I was in denial about my mental health from the birth of my first daughter. I work with people with mental health problems, some of them have depression... Surely I would of recognized it? I would of spotted it? But it took my husband to tell me I wasn't 'right' for me to really notice that I had lost myself somewhere between being so excited about becoming pregnant, and having this tiny little human in my arms. It's one of the worst feelings in the world, and no-one can really understand unless they've felt it themselves. I loved my baby unconditionally, but at the same time you feel like you don't want them. I become angry at everything, felt like I didn't want to leave the house and even contemplated suicide. When she was 7 months old, I found out I was pregnant again and I was scared. Scared that I would feel even worse than I did already. Scared to admit to anybody that this might be something more serious than just the stress of having a new baby and hormones!

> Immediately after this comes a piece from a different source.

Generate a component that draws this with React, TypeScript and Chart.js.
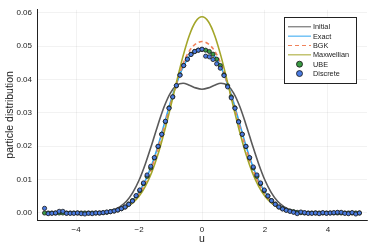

I was about 3 weeks away from having my second daughter, when my husband told me if I wasn't feeling any better by the time she was a month old he was taking me to the doctors. I have never felt so relieved. That someone else was taking charge of the situation. I felt like a weight had been lifted and I was finally going to feel better.
I went to the doctors, 18 months after I started feeling depressed, and broke down. I felt relief that I had finally admitted how I felt, guilt that I had left it so long and my eldest had suffered me through the first year of her life, but mostly I felt hopeful.
Taking that first step and telling someone that I needed help really was the best thing I have ever done. The doctor was lovely and understanding, gave me some medication and referred me to therapy.
5 months on I feel more like myself everyday. I still struggle but I know that one day I will be okay.
The main thing I want people to take away from this story is, listen to your emotions, don't be afraid to admit you need help or that you don't feel like yourself and listen to the people who love you. They probably don't completely understand how you feel, but that can help sometimes if you let them. Finally, don't feel guilty for having depression, anxiety or any kind of mental ill health. It is not your fault.